> AIM OF THE EXERCISE
It is required that the lines from the top of the listing through the line with "from bokeh.resources import INLINE" be reproduced exactly, excluding pictures.
────────────────
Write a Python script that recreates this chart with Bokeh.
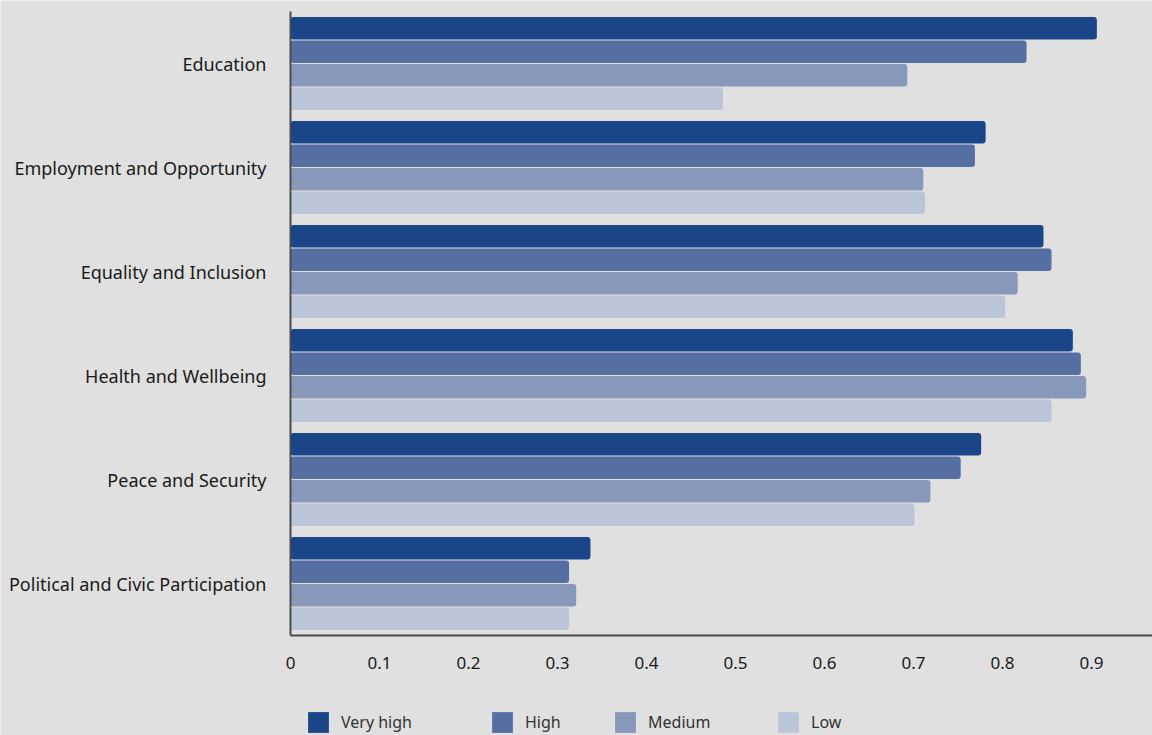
from bokeh.plotting import figure
from bokeh.models import (ColumnDataSource, Range1d, Legend, LegendItem, FixedTicker,
                          CustomJSTickFormatter)
from bokeh.transform import dodge
from bokeh.embed import file_html
from bokeh.resources import INLINE

categories = ["Education", "Employment and Opportunity", "Equality and Inclusion",
              "Health and Wellbeing", "Peace and Security", "Political and Civic Participation"]
series = ["Very high", "High", "Medium", "Low"]
very_high = [0.906, 0.781, 0.846, 0.879, 0.776, 0.337]
high = [0.827, 0.769, 0.855, 0.888, 0.753, 0.313]
medium = [0.693, 0.711, 0.817, 0.894, 0.719, 0.321]
low = [0.486, 0.713, 0.803, 0.855, 0.701, 0.313]
colors = ["#1b4589", "#566fa3", "#8898bb", "#bac6d8"]
x_ticks = [0, 0.1, 0.2, 0.3, 0.4, 0.5, 0.6, 0.7, 0.8, 0.9]

n = len(categories)
ypos = [n - 1 - i for i in range(n)]  # Education on top
src = ColumnDataSource(dict(y=ypos, vh=very_high, h=high, m=medium, l=low))

FONT = "Noto Sans"
BG = "#e0e0e0"

W, H = 1152, 735
# the frame covers the whole figure; axes are drawn at fixed locations inside it
axis_left_px = 290
x_max = 0.9685
x_min = -x_max * axis_left_px / (W - axis_left_px)
px_per_cat = 104.0
top_px = 11
y_top = (n - 0.5) + top_px / px_per_cat
y_bottom = (n - 0.5) - (H - top_px) / px_per_cat

p = figure(width=W, height=H, output_backend="svg", toolbar_location=None,
           x_range=Range1d(x_min, x_max), y_range=Range1d(y_bottom, y_top),
           min_border_left=0, min_border_right=0, min_border_top=0, min_border_bottom=0)
p.background_fill_color = BG
p.border_fill_color = BG
p.outline_line_color = None

bw = 0.226
offsets = [1.5 * bw, 0.5 * bw, -0.5 * bw, -1.5 * bw]
fields = ["vh", "h", "m", "l"]
renderers = []
for f, off, c in zip(fields, offsets, colors):
    r = p.hbar(y=dodge("y", off), right=f, left=0, height=bw - 0.008,
               source=src, fill_color=c, line_color=None, border_radius=3)
    renderers.append(r)

# x axis at the bottom of the category area
p.xaxis.fixed_location = -0.5
p.xaxis.bounds = (0, x_max)
p.xaxis.ticker = FixedTicker(ticks=x_ticks)
p.xaxis.formatter = CustomJSTickFormatter(code="return tick == 0 ? '0' : tick.toFixed(1)")
p.xaxis.major_tick_line_color = None
p.xaxis.minor_tick_line_color = None
p.xaxis.major_tick_out = 0
p.xaxis.axis_line_color = "#4a4a4a"
p.xaxis.axis_line_width = 2
p.xaxis.major_label_text_font = FONT
p.xaxis.major_label_text_font_size = "17px"
p.xaxis.major_label_text_color = "#1a1a1a"
p.xaxis.major_label_standoff = 21

# y axis at x = 0
p.yaxis.fixed_location = 0
p.yaxis.bounds = (-0.5, n - 0.5)
p.yaxis.ticker = FixedTicker(ticks=ypos)
p.yaxis.major_label_overrides = {yv: c for yv, c in zip(ypos, categories)}
p.yaxis.major_tick_line_color = None
p.yaxis.minor_tick_line_color = None
p.yaxis.major_tick_out = 0
p.yaxis.axis_line_color = "#4a4a4a"
p.yaxis.axis_line_width = 2
p.yaxis.major_label_text_font = FONT
p.yaxis.major_label_text_font_size = "18px"
p.yaxis.major_label_text_color = "#1a1a1a"
p.yaxis.major_label_standoff = 24

p.ygrid.grid_line_color = None
p.xgrid.grid_line_color = None

# legend: one small legend per series so each sits where the reference puts it
leg_x = [305, 489, 612, 775]
for r, name, lx in zip(renderers, series, leg_x):
    lg = Legend(items=[LegendItem(label=name, renderers=[r])], location=(lx, 0),
                orientation="horizontal", glyph_width=26, glyph_height=26, label_height=26,
                label_standoff=10, padding=0, margin=0, spacing=0,
                label_text_font=FONT, label_text_font_size="16px", label_text_color="#333333",
                background_fill_alpha=0, border_line_alpha=0)
    p.add_layout(lg, "center")

open("out.html", "w").write(file_html(p, INLINE))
────────────────
> RESPONSE FOR THIS EXERCISE
Write a Python script that recreates this chart with Bokeh.
from bokeh.plotting import figure
from bokeh.models import (ColumnDataSource, Range1d, Legend, LegendItem, FixedTicker,
                          CustomJSTickFormatter)
from bokeh.transform import dodge
from bokeh.embed import file_html
from bokeh.resources import INLINE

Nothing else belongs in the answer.